The exercise:
Both boundary lines count: repeat, exactly and alone, the lines from the one containing "Generate a Python" to the one containing "no_strategy = [40, 47, 43, 42, 38]", with pictures left out.

** start of Dataset excerpts **

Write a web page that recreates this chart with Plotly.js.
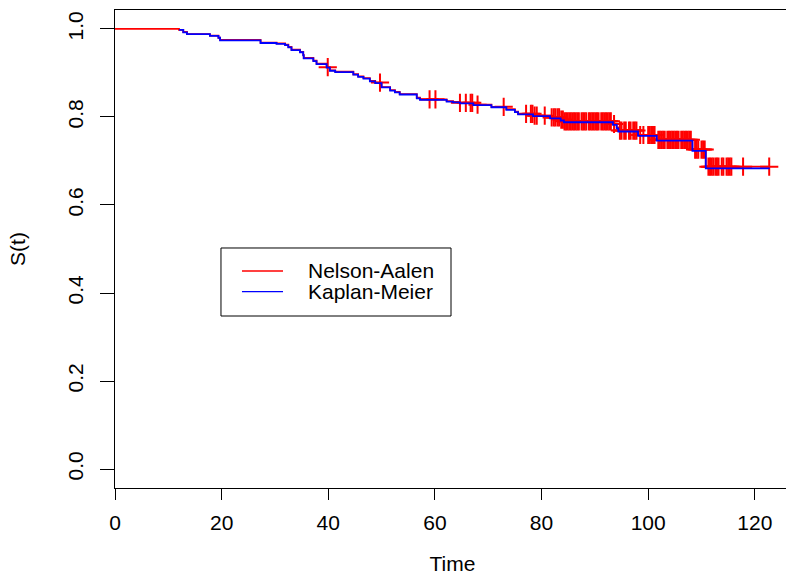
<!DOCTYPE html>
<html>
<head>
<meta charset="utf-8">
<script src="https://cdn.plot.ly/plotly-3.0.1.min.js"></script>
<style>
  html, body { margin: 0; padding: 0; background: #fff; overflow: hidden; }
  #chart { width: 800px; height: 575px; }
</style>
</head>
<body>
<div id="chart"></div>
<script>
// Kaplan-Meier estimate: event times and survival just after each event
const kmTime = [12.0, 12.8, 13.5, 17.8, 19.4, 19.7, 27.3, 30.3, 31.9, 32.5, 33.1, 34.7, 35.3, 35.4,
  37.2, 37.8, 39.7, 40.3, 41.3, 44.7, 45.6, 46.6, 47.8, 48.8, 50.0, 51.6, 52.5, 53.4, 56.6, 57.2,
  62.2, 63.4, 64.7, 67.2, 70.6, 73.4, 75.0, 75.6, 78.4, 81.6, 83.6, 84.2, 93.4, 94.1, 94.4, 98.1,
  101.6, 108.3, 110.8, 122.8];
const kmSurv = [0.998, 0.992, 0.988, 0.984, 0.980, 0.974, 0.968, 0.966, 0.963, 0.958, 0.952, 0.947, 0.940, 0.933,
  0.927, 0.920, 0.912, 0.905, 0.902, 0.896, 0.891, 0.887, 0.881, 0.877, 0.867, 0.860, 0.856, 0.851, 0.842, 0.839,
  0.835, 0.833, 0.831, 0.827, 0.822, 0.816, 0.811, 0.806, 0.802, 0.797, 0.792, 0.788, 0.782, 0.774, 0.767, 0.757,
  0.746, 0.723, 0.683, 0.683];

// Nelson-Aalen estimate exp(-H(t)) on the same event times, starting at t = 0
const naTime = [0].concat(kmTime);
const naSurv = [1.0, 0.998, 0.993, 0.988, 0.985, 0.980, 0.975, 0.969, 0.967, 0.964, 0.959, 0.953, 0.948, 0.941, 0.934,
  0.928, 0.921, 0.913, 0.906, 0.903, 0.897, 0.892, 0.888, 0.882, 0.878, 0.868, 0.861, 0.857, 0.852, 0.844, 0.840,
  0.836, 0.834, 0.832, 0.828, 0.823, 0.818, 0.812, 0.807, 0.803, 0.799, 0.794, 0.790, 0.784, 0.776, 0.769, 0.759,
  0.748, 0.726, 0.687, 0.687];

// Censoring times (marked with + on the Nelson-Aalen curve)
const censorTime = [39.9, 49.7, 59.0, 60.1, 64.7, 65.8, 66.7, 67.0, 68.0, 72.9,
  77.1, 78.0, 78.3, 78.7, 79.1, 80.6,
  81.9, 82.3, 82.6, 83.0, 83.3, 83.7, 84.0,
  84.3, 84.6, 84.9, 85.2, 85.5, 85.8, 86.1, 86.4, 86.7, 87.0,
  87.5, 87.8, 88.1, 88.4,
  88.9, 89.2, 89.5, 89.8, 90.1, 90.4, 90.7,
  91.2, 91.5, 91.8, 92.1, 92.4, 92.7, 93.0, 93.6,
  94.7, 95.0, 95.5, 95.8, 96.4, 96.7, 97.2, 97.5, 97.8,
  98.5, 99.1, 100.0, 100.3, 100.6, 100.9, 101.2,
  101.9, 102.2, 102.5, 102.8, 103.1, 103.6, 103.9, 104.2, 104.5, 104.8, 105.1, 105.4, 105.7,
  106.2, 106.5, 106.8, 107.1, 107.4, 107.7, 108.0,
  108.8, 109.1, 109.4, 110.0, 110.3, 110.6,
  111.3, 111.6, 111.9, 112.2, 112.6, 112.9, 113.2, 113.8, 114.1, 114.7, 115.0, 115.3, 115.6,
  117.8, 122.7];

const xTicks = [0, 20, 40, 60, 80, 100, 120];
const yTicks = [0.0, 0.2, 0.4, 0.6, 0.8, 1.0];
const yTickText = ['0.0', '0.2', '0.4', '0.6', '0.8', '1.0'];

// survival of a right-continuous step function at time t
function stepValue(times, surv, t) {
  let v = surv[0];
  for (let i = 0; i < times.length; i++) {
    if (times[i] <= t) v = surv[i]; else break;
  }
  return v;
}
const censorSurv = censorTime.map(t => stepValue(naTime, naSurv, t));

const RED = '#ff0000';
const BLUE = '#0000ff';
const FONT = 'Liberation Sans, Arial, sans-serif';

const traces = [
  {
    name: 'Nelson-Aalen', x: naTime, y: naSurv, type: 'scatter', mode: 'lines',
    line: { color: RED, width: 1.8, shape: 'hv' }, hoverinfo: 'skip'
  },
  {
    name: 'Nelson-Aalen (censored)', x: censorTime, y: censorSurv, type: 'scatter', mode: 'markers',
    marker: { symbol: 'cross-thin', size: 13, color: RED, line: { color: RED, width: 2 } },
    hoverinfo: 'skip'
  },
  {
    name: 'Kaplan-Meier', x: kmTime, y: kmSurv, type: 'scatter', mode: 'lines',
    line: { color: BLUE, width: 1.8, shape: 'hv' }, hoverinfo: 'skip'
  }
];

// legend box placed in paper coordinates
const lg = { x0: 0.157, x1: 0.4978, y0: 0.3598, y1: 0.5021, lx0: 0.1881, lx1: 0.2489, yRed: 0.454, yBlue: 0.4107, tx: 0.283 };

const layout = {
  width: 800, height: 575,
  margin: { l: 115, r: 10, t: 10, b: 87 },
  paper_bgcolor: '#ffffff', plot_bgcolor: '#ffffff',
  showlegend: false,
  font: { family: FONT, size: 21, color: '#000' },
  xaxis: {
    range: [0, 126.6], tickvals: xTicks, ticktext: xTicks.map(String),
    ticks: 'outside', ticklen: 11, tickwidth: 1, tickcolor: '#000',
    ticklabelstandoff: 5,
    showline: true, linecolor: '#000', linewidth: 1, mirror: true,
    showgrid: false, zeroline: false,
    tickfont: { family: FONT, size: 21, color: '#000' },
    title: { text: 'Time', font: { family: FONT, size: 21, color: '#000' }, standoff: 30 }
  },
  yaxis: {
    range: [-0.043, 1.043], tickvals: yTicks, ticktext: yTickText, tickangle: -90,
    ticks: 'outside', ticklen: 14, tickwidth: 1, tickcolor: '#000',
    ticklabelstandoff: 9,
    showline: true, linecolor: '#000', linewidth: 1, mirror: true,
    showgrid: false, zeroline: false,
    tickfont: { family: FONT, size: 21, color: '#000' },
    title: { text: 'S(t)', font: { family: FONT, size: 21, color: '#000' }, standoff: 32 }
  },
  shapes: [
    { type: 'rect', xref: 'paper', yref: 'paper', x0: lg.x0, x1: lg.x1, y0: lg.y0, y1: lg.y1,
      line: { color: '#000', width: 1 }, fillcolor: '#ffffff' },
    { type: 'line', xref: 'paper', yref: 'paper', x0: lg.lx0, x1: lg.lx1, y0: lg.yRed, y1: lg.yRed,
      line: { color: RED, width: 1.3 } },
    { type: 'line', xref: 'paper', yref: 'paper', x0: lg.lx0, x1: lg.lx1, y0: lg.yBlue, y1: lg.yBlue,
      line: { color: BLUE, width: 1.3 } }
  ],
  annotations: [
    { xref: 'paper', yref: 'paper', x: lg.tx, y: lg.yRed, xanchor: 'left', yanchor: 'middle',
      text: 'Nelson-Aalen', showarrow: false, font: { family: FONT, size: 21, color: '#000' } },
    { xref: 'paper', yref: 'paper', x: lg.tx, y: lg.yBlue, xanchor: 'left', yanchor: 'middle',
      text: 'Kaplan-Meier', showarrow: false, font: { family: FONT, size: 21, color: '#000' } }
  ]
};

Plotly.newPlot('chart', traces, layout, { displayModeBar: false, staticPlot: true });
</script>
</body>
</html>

** end of Dataset excerpts **
** start of Dataset excerpts **

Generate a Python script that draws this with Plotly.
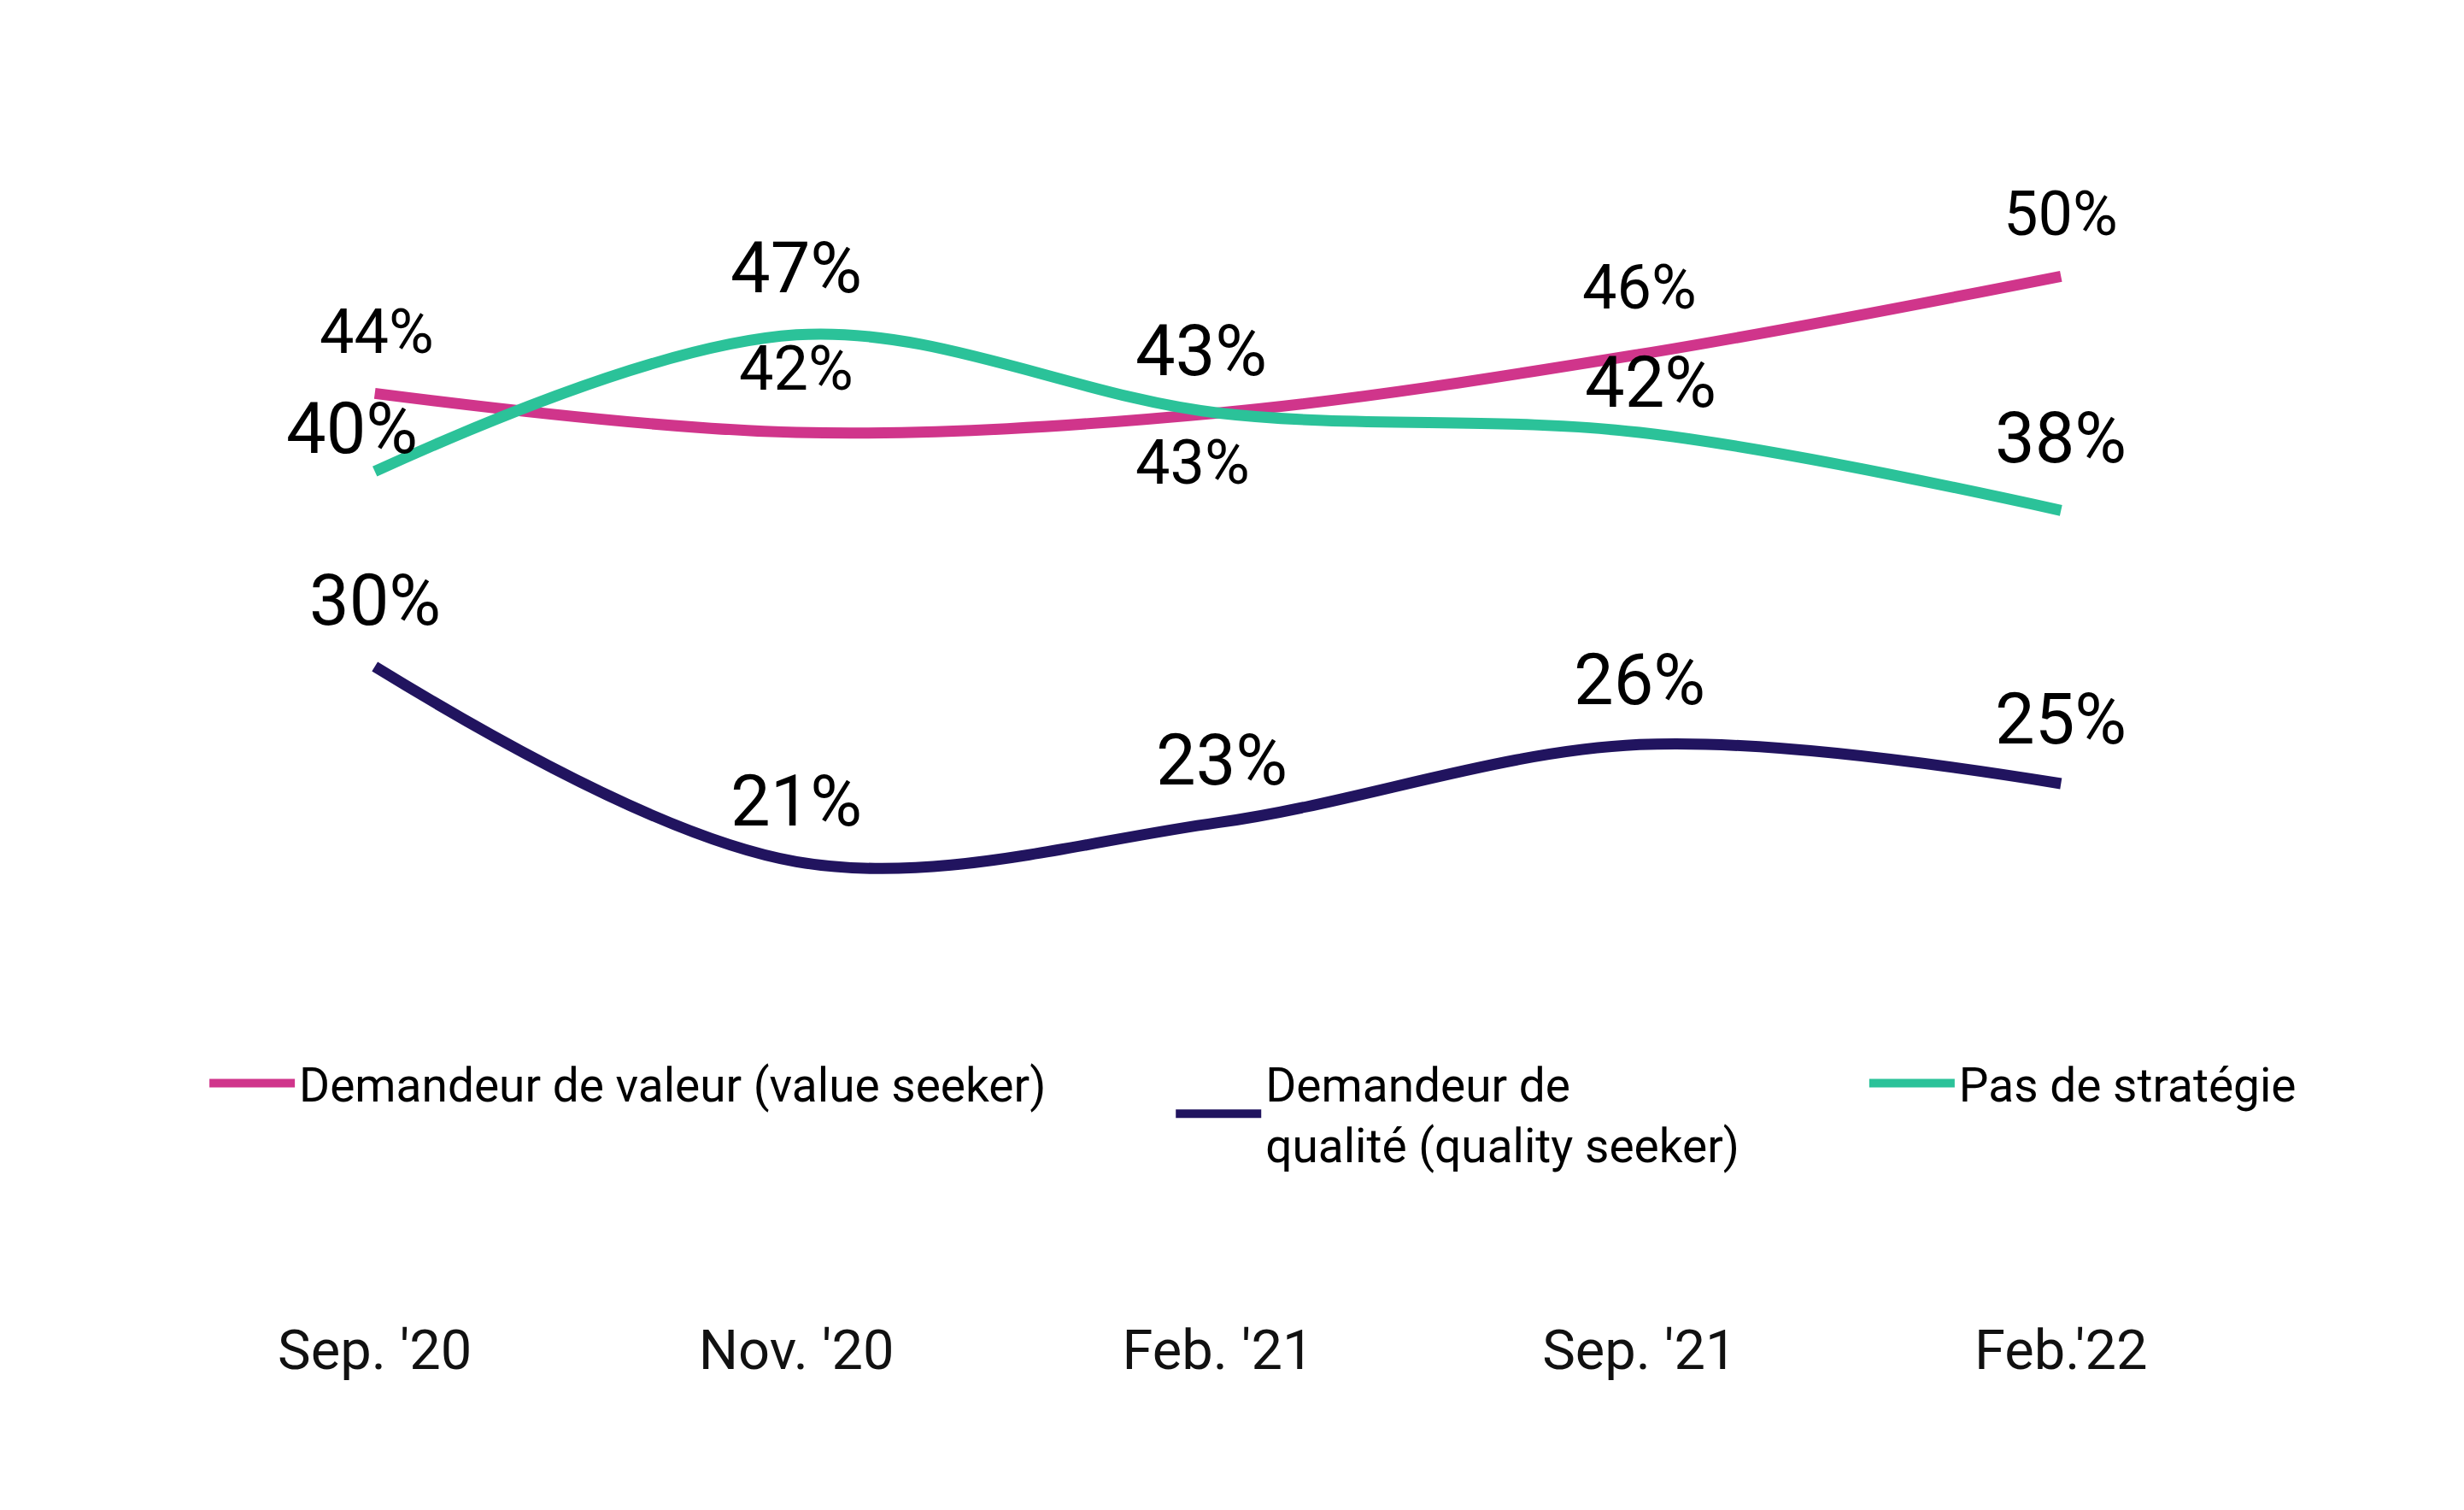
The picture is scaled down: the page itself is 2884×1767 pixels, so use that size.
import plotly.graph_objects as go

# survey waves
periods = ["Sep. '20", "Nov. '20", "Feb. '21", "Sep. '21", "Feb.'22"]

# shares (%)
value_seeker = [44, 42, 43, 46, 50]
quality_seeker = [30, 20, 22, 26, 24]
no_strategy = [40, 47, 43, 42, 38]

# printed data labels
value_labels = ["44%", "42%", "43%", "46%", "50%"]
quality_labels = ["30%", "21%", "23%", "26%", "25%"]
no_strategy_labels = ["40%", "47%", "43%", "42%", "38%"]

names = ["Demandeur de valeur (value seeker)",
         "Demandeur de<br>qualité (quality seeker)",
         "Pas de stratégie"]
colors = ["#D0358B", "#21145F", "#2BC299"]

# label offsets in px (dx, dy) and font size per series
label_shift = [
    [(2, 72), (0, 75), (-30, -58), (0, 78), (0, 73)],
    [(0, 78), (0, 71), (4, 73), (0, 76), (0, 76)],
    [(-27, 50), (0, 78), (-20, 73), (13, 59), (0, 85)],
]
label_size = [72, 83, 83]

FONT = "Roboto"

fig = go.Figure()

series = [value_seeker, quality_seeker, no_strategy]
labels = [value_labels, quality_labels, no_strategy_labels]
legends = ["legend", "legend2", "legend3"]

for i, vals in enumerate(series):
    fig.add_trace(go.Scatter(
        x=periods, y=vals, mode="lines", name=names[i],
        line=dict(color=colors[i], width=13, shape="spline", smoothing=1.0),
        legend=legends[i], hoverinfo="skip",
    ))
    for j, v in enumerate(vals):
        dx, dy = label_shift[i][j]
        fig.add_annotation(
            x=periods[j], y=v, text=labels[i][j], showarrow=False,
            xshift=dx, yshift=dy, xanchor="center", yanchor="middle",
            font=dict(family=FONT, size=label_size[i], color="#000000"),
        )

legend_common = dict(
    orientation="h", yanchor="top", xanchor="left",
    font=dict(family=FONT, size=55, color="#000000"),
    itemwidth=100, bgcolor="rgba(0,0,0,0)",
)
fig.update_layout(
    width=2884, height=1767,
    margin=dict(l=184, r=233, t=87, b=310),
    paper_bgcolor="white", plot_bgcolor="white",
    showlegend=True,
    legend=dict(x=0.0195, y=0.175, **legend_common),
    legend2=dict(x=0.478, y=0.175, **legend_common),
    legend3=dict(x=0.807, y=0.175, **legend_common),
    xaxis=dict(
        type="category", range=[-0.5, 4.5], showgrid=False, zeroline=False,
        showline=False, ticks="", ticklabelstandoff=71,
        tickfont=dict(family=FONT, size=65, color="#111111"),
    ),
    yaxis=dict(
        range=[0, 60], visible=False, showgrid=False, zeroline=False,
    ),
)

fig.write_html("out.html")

** end of Dataset excerpts **

Finished task:
Generate a Python script that draws this with Plotly.
The picture is scaled down: the page itself is 2884×1767 pixels, so use that size.
import plotly.graph_objects as go

# survey waves
periods = ["Sep. '20", "Nov. '20", "Feb. '21", "Sep. '21", "Feb.'22"]

# shares (%)
value_seeker = [44, 42, 43, 46, 50]
quality_seeker = [30, 20, 22, 26, 24]
no_strategy = [40, 47, 43, 42, 38]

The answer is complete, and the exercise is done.